Too Little Sleep Increases Risk for Stroke and Heart Attack
While many studies have shown that certain physical and mental conditions can cause insomnia, subsequent studies have also demonstrated that insomnia can lead to a wide range of physical and mental disorders including obesity, high blood pressure, depression, and memory problems.

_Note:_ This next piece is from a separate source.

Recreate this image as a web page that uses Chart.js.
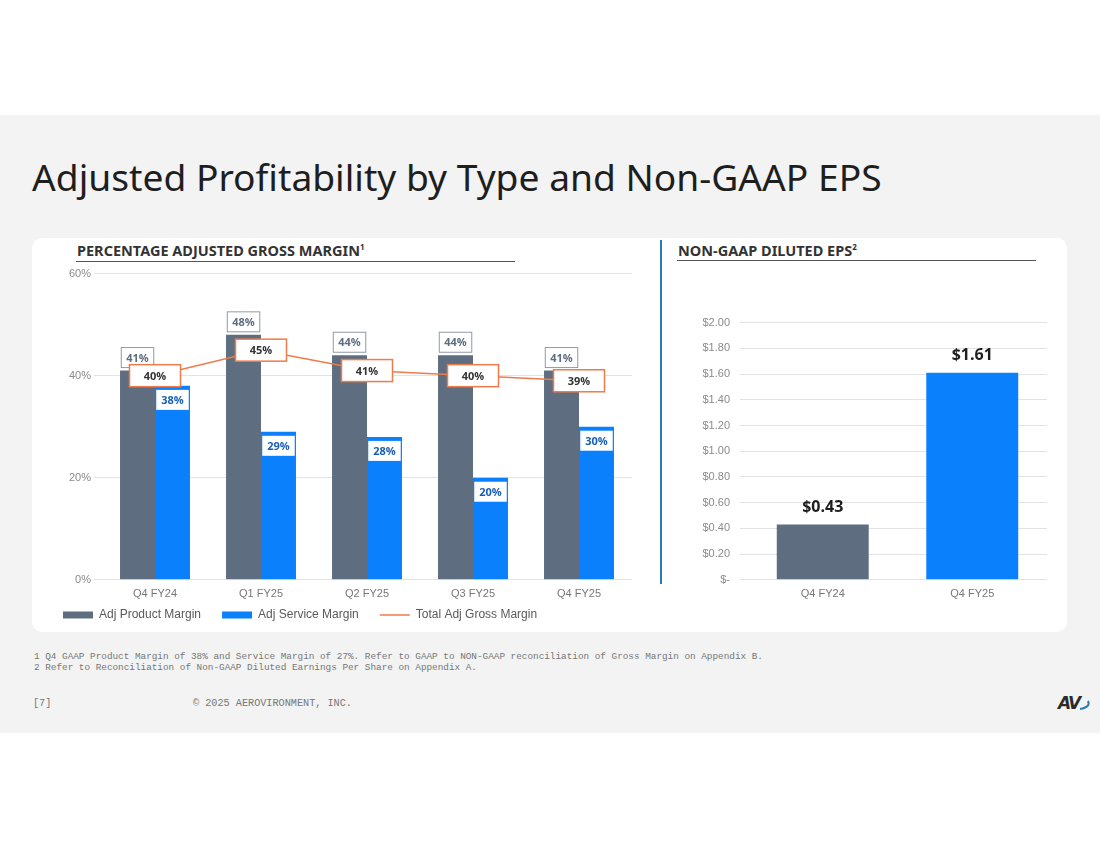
<!DOCTYPE html>
<html>
<head>
<meta charset="utf-8">
<script src="https://cdn.jsdelivr.net/npm/chart.js@4.4.1/dist/chart.umd.min.js"></script>
<style>
  body { margin: 0; width: 1100px; height: 849px; background: #fff; position: relative; overflow: hidden; font-family: "Noto Sans", sans-serif; }
  .band { position: absolute; left: 0; top: 115px; width: 1100px; height: 618px; background: #f2f3f2; }
  .title { position: absolute; left: 32px; top: 151px; font-size: 37.2px; color: #1e1e1e; white-space: nowrap; }
  .card { position: absolute; left: 32px; top: 238px; width: 1035px; height: 394px; background: #fff; border-radius: 10px; }
  .divider { position: absolute; left: 660px; top: 240px; width: 2px; height: 344px; background: #2a7ab8; }
  .sub { position: absolute; font-weight: bold; font-size: 14.5px; color: #333; white-space: nowrap; }
  .sub sup { font-size: 8px; }
  .rule { position: absolute; height: 1px; background: #555; }
  .note { position: absolute; left: 34px; font-family: "Liberation Mono", monospace; font-size: 9.35px; color: #777; white-space: pre; }
  .foot { position: absolute; top: 698px; font-family: "Liberation Mono", monospace; font-size: 10.2px; color: #777; white-space: pre; }
  canvas { position: absolute; }
  .logo { position: absolute; left: 1058px; top: 693px; font-family: "DejaVu Sans"; font-style: italic; font-weight: bold; font-size: 17px; color: #2b2b2b; letter-spacing: -2px; }
</style>
</head>
<body>
<div class="band"></div>
<div class="title">Adjusted Profitability by Type and Non-GAAP EPS</div>
<div class="card"></div>
<div class="divider"></div>
<div class="sub" style="left:77px; top:240px;">PERCENTAGE ADJUSTED GROSS MARGIN<sup>1</sup></div>
<div class="rule" style="left:76px; top:261px; width:439px;"></div>
<div class="sub" style="left:678px; top:240px;">NON-GAAP DILUTED EPS<sup>2</sup></div>
<div class="rule" style="left:677px; top:260px; width:359px;"></div>
<div style="position:absolute; left:42px; top:264px; width:608px; height:367px;"><canvas id="marginChart"></canvas></div>
<div style="position:absolute; left:680px; top:306px; width:380px; height:295px;"><canvas id="epsChart"></canvas></div>
<div class="note" style="top:651px;">1 Q4 GAAP Product Margin of 38% and Service Margin of 27%. Refer to GAAP to NON-GAAP reconciliation of Gross Margin on Appendix B.</div>
<div class="note" style="top:662px;">2 Refer to Reconciliation of Non-GAAP Diluted Earnings Per Share on Appendix A.</div>
<div class="foot" style="left:33px;">[7]</div>
<div class="foot" style="left:193px;">© 2025 AEROVIRONMENT, INC.</div>
<div class="logo">AV<svg width="14" height="14" style="vertical-align:-2px"><path d="M1 12 Q 12 10 9 4" stroke="#2a7ab8" stroke-width="2" fill="none"/></svg></div>

<script>
const quarters = ['Q4 FY24', 'Q1 FY25', 'Q2 FY25', 'Q3 FY25', 'Q4 FY25'];
const productMargin = [41, 48, 44, 44, 41];
const serviceMargin = [38, 29, 28, 20, 30];
const totalMargin = [40, 45, 41, 40, 39];

const epsQuarters = ['Q4 FY24', 'Q4 FY25'];
const epsValues = [0.43, 1.61];

const greyBar = '#5e6e80';
const blueBar = '#0a80fd';
const orange = '#ee7c4a';

// caixa com texto centrada em (x, y)
function drawBox(ctx, text, x, y, opts) {
    ctx.save();
    ctx.font = opts.font;
    const w = opts.width || ctx.measureText(text).width + 10;
    const h = opts.height || 20;
    ctx.fillStyle = '#fff';
    ctx.fillRect(x - w / 2, y - h / 2, w, h);
    if (opts.border) {
        ctx.strokeStyle = opts.border;
        ctx.lineWidth = opts.borderWidth || 1;
        ctx.strokeRect(x - w / 2, y - h / 2, w, h);
    }
    ctx.fillStyle = opts.color;
    ctx.textAlign = 'center';
    ctx.textBaseline = 'middle';
    ctx.fillText(text, x, y + 1);
    ctx.restore();
}

const marginLabels = {
    id: 'marginLabels',
    afterDatasetsDraw(chart) {
        const ctx = chart.ctx;
        const font = 'bold 11px "Open Sans", sans-serif';
        chart.getDatasetMeta(0).data.forEach((bar, i) => {
            drawBox(ctx, productMargin[i] + '%', bar.x, bar.y - 13, { font: font, color: '#5e6e80', border: '#8f9aa6', height: 20 });
        });
        chart.getDatasetMeta(1).data.forEach((bar, i) => {
            drawBox(ctx, serviceMargin[i] + '%', bar.x, bar.y + 14, { font: font, color: '#1a5fb4', height: 20 });
        });
        chart.getDatasetMeta(2).data.forEach((pt, i) => {
            drawBox(ctx, totalMargin[i] + '%', pt.x, pt.y, { font: font, color: '#333', border: orange, borderWidth: 1.5, width: 51, height: 22 });
        });
    }
};

// legenda mais perto do eixo x
const legendGap = {
    id: 'legendGap',
    beforeInit(chart) {
        const fit = chart.legend.fit;
        chart.legend.fit = function () {
            fit.call(this);
            this.height -= 13;
        };
    },
    afterLayout(chart) {
        chart.legend.top -= 13;
    }
};

const epsLabels = {
    id: 'epsLabels',
    afterDatasetsDraw(chart) {
        const ctx = chart.ctx;
        ctx.save();
        ctx.font = 'bold 16px "Open Sans", sans-serif';
        ctx.fillStyle = '#1e1e1e';
        ctx.textAlign = 'center';
        ctx.textBaseline = 'bottom';
        chart.getDatasetMeta(0).data.forEach((bar, i) => {
            ctx.fillText('$' + epsValues[i].toFixed(2), bar.x, bar.y - 9);
        });
        ctx.restore();
    }
};

Chart.defaults.font.family = '"Liberation Sans", Arial, sans-serif';
Chart.defaults.animation = false;

new Chart(document.getElementById('marginChart'), {
    type: 'bar',
    data: {
        labels: quarters,
        datasets: [
            { label: 'Adj Product Margin', data: productMargin, backgroundColor: greyBar, order: 2, pointStyle: 'rect',
              categoryPercentage: 0.66, barPercentage: 1.0 },
            { label: 'Adj Service Margin', data: serviceMargin, backgroundColor: blueBar, order: 2, pointStyle: 'rect',
              categoryPercentage: 0.66, barPercentage: 1.0 },
            { label: 'Total Adj Gross Margin', type: 'line', data: totalMargin, borderColor: orange, backgroundColor: orange,
              borderWidth: 1.5, pointRadius: 0, order: 0, pointStyle: 'line' }
        ]
    },
    options: {
        responsive: true,
        maintainAspectRatio: false,
        layout: { padding: { top: 4, right: 18, left: 0, bottom: 0 } },
        scales: {
            x: {
                grid: { display: false },
                border: { display: false },
                ticks: { color: '#777', font: { size: 11 }, padding: 0 }
            },
            y: {
                min: 0, max: 60,
                ticks: { stepSize: 20, color: '#8a8a8a', font: { size: 11 }, callback: v => v + '%' },
                grid: { color: '#e3e3e3' },
                border: { display: false },
                afterFit: (scale) => { scale.width = 60; }
            }
        },
        plugins: {
            tooltip: { enabled: false },
            legend: {
                position: 'bottom',
                align: 'start',
                labels: {
                    usePointStyle: true,
                    pointStyleWidth: 30,
                    boxHeight: 7,
                    color: '#595959',
                    font: { size: 12 },
                    padding: 21,
                    sort: (a, b) => a.datasetIndex - b.datasetIndex
                }
            }
        }
    },
    plugins: [marginLabels, legendGap]
});

new Chart(document.getElementById('epsChart'), {
    type: 'bar',
    data: {
        labels: epsQuarters,
        datasets: [
            { label: 'Non-GAAP Diluted EPS', data: epsValues, backgroundColor: [greyBar, blueBar],
              categoryPercentage: 0.615, barPercentage: 1.0 }
        ]
    },
    options: {
        responsive: true,
        maintainAspectRatio: false,
        layout: { padding: { top: 10, right: 13 } },
        scales: {
            x: {
                grid: { display: false },
                border: { display: false },
                ticks: { color: '#777', font: { size: 11 }, padding: 0 }
            },
            y: {
                min: 0, max: 2,
                ticks: { stepSize: 0.2, color: '#8a8a8a', font: { size: 11 }, padding: 10,
                         callback: v => v === 0 ? '$-' : '$' + v.toFixed(2) },
                grid: { color: '#e3e3e3' },
                border: { display: false },
                afterFit: (scale) => { scale.width = 68; }
            }
        },
        plugins: {
            tooltip: { enabled: false },
            legend: { display: false }
        }
    },
    plugins: [epsLabels]
});
</script>
</body>
</html>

To this mounting evidence, new research shows that sleep problems can increase one’s risk for having a stroke or a heart attack. Dr. Chien-Yi Hsu at the Taipei Veterans General Hospital led a team of researchers to analyze a nationwide heath database involving 2 million people. After excluding participants with sleep apnea, depression, seizure disorder, anxiety, and substance abuse, the team identified about 11,000 people who suffered from insomnia, and more than 32,000 people who did not have the condition.
The researchers followed the participants for almost four years and found that 1.6% of the insomniacs experienced a heart attack while only 0.76% of normal sleepers experienced the cardiac event. They also found that 11.2% of insomniacs had a stroke and only 6.5% of normal sleepers experienced the condition.
Dr. Gregg Fonarow, a professor of cardiovascular medicine at UCLA David Geffen School of Medicine, in Los Angeles states that issues like stress and high blood sugar levels can contribute to insomnia and increase heart attack risk. However, he does not believe that there is a need to treat insomnia aggressively to reduce the risk for heart disease, since a cause-and effect relationship has not been shown.
Dr. Aparajitha Verma, medical director of the Methodist Hospital Comprehensive Sleep Disorders Program, in Houston advises that people should make sleep a priority, since it can have a profound effect on heart health.
Gray, B. Insomnia May Raise Risk of Heart Attack, Stroke. HealthDay.